Town Centre Securities, the regional property investor and car park operator, has sold four retail properties in Scotland and London for a total sum of £35.2m. The units sold comprise of two Waitrose stores in Milngavie and Glasgow; an Aldi/Home Bargains store in Milngavie; and a high street retail store in Chiswick, London. The details of the sales are as follows:

Edward Ziff, chairman and chief Executive of TCS, said: “These disposals represent an acceleration of our strategy to reposition TCS’s portfolio; reducing our retail exposure, and enabling a significant reduction in bank debt.

“We have successfully navigated an extremely difficult period as a result of the COVID-19 disruption, and have continued to receive high levels of rent receipts. That said it has become increasingly clear that we need to reset and reinvigorate the business. These disposals represent the beginning of that process.

“Reducing indebtedness and increasing headroom for growth ensures TCS is better placed to move forward beyond the current period of uncertainty.”

Universe Group is seeking a new finance director after Daryl Paton decided to step down to pursue a new career opportunity. Paton will remain with the company until his successor is appointed and for a short period thereafter to ensure a smooth handover. The fintech company, which works with retailers and forecourt operators, has commenced a search for his successor and a further announcement will be made in due course.

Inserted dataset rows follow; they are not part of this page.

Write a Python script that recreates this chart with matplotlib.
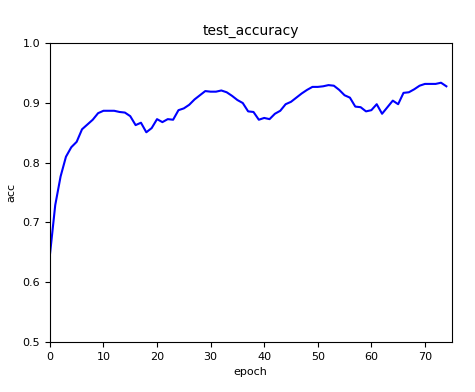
import matplotlib
matplotlib.use("Agg")
import matplotlib.pyplot as plt

epochs = list(range(75))
acc = [0.645, 0.729, 0.777, 0.810, 0.826, 0.835, 0.856, 0.864, 0.872, 0.883,
       0.887, 0.887, 0.887, 0.885, 0.884, 0.878, 0.863, 0.867, 0.851, 0.858,
       0.873, 0.868, 0.873, 0.872, 0.888, 0.891, 0.897, 0.906, 0.913, 0.920,
       0.919, 0.919, 0.921, 0.918, 0.912, 0.905, 0.900, 0.886, 0.885, 0.872,
       0.875, 0.873, 0.882, 0.887, 0.898, 0.902, 0.909, 0.916, 0.922, 0.927,
       0.927, 0.928, 0.930, 0.929, 0.922, 0.913, 0.909, 0.894, 0.893, 0.886,
       0.888, 0.898, 0.882, 0.893, 0.904, 0.898, 0.917, 0.918, 0.923, 0.929,
       0.932, 0.932, 0.932, 0.934, 0.928]

fig = plt.figure(figsize=(4.75, 3.92), dpi=100)
ax = fig.add_axes([0.105, 0.128, 0.846, 0.7615])
ax.plot(epochs, acc, color="blue", linewidth=1.5)
ax.set_xlim(0, 75)
ax.set_ylim(0.5, 1.0)
ax.set_title("test_accuracy", fontsize=10)
ax.set_xlabel("epoch", fontsize=8)
ax.set_ylabel("acc", fontsize=8)
ax.tick_params(labelsize=8)
fig.savefig("out.png", dpi=100)
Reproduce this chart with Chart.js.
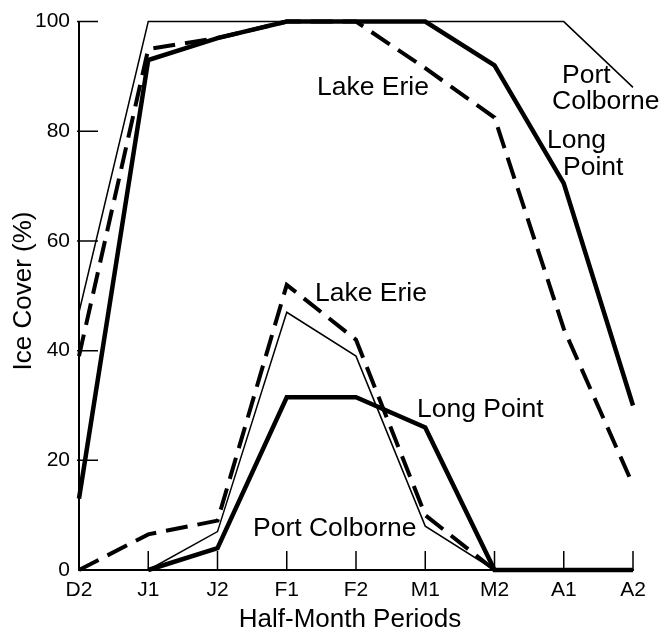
<!DOCTYPE html>
<html>
<head>
<meta charset="utf-8">
<script src="https://cdn.jsdelivr.net/npm/chart.js@4"></script>
<style>
  html, body { margin: 0; padding: 0; background: #fff; }
  #wrap { width: 663px; height: 629px; }
</style>
</head>
<body>
<div id="wrap"><canvas id="hielo"></canvas></div>
<script>
// periodos de medio mes
const periods = ['D2', 'J1', 'J2', 'F1', 'F2', 'M1', 'M2', 'A1', 'A2'];
const yTicks = [0, 20, 40, 60, 80, 100];

// cobertura maxima (%)
const erieMax = [39, 95, 97, 100, 100, 91.5, 82.5, 44, 15.5];
const longPointMax = [13, 93, 97, 100, 100, 100, 92, 70.5, 30];
const portColborneMax = [47, 100, 100, 100, 100, 100, 100, 100, 88];

// cobertura minima (%)
const erieMin = [0, 6.5, 9, 52, 42, 10, 0, 0, 0];
const longPointMin = [null, 0, 4, 31.5, 31.5, 26, 0, 0, 0];
const portColborneMin = [null, 0, 7, 47, 39, 8, 0, 0, 0];

const FONT = '"Liberation Sans", Arial, Helvetica, sans-serif';

// etiquetas de las curvas
const curveLabels = [
  { text: 'Lake Erie', x: 317, y: 95 },
  { text: 'Port', x: 562, y: 83 },
  { text: 'Colborne', x: 552, y: 109 },
  { text: 'Long', x: 547, y: 148 },
  { text: 'Point', x: 563, y: 175 },
  { text: 'Lake Erie', x: 315, y: 301 },
  { text: 'Long Point', x: 417, y: 417 },
  { text: 'Port Colborne', x: 253, y: 536 }
];

function serie(data, estilo) {
  let base = {
    data: data,
    borderColor: '#000',
    pointRadius: 0,
    tension: 0,
    fill: false,
    clip: false,
    borderCapStyle: 'butt',
    borderJoinStyle: 'miter'
  };
  if (estilo == 'grueso') { base.borderWidth = 4.5; }
  if (estilo == 'fino') { base.borderWidth = 1.5; }
  if (estilo == 'rayas') { base.borderWidth = 4; base.borderDash = [22, 10]; }
  return base;
}

// marcas hacia adentro, textos y titulos de ejes
const extras = {
  id: 'extras',
  afterDraw(chart) {
    const ctx = chart.ctx;
    const x = chart.scales.x, y = chart.scales.y;
    const area = chart.chartArea;
    ctx.save();
    ctx.strokeStyle = '#000';
    ctx.lineWidth = 1.5;
    ctx.beginPath();
    yTicks.forEach(v => {
      if (v == 0) return;
      let py = y.getPixelForValue(v);
      ctx.moveTo(area.left - 2, py);
      ctx.lineTo(area.left + 19, py);
    });
    periods.forEach((p, i) => {
      if (i == 0) return;
      let px = x.getPixelForValue(i);
      ctx.moveTo(px, area.bottom);
      ctx.lineTo(px, area.bottom - 19);
    });
    ctx.stroke();

    ctx.fillStyle = '#000';
    ctx.font = '26.5px ' + FONT;
    ctx.textAlign = 'left';
    ctx.textBaseline = 'alphabetic';
    curveLabels.forEach(l => ctx.fillText(l.text, l.x, l.y));

    ctx.font = '26px ' + FONT;
    ctx.textAlign = 'center';
    ctx.fillText('Half-Month Periods', 350, 627);
    ctx.translate(31, 291);
    ctx.rotate(-Math.PI / 2);
    ctx.fillText('Ice Cover (%)', 0, 0);
    ctx.restore();
  }
};

const ctxHielo = document.getElementById('hielo').getContext('2d');
const grafico = new Chart(ctxHielo, {
  type: 'line',
  data: {
    labels: periods,
    datasets: [
      serie(erieMax, 'rayas'),
      serie(longPointMax, 'grueso'),
      serie(portColborneMax, 'fino'),
      serie(erieMin, 'rayas'),
      serie(longPointMin, 'grueso'),
      serie(portColborneMin, 'fino')
    ]
  },
  options: {
    responsive: true,
    maintainAspectRatio: false,
    animation: false,
    layout: { padding: { top: 20, right: 30, left: 0, bottom: 0 } },
    plugins: { legend: { display: false }, tooltip: { enabled: false } },
    scales: {
      x: {
        offset: false,
        grid: { display: false, drawTicks: false },
        border: { display: true, color: '#000', width: 2 },
        ticks: { color: '#000', font: { family: FONT, size: 21 }, padding: 8, maxRotation: 0 },
        afterFit(scale) { scale.height = 59; }
      },
      y: {
        min: 0,
        max: 100,
        grid: { display: false, drawTicks: false },
        border: { display: true, color: '#000', width: 2 },
        ticks: { stepSize: 20, color: '#000', font: { family: FONT, size: 21 }, padding: 9 },
        afterFit(scale) { scale.width = 79; }
      }
    }
  },
  plugins: [extras]
});
</script>
</body>
</html>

Chief executive Jeremy Lewis said: “I would like to thank Daryl for his contribution to Universe over the past three years and we respect his decision to leave to pursue a new opportunity. He is remaining with the company to ensure an orderly handover of his responsibilities and I look forward to announcing the appointment of his successor in due course.”

This week in the City

Company results continue this week with Irn-Bru maker AG Barr to report its first-half figures tomorrow, followed by full-year numbers from PZ Cussons and Origin Enterprises on Wednesday.

General Mills will also update on its first quarter this week.

In wider economic news, tomorrow brings public sector net borrowing numbers along with the latest CBI Industrial Trends surveys. Friday will see the latest GFK Consumer Confidence index.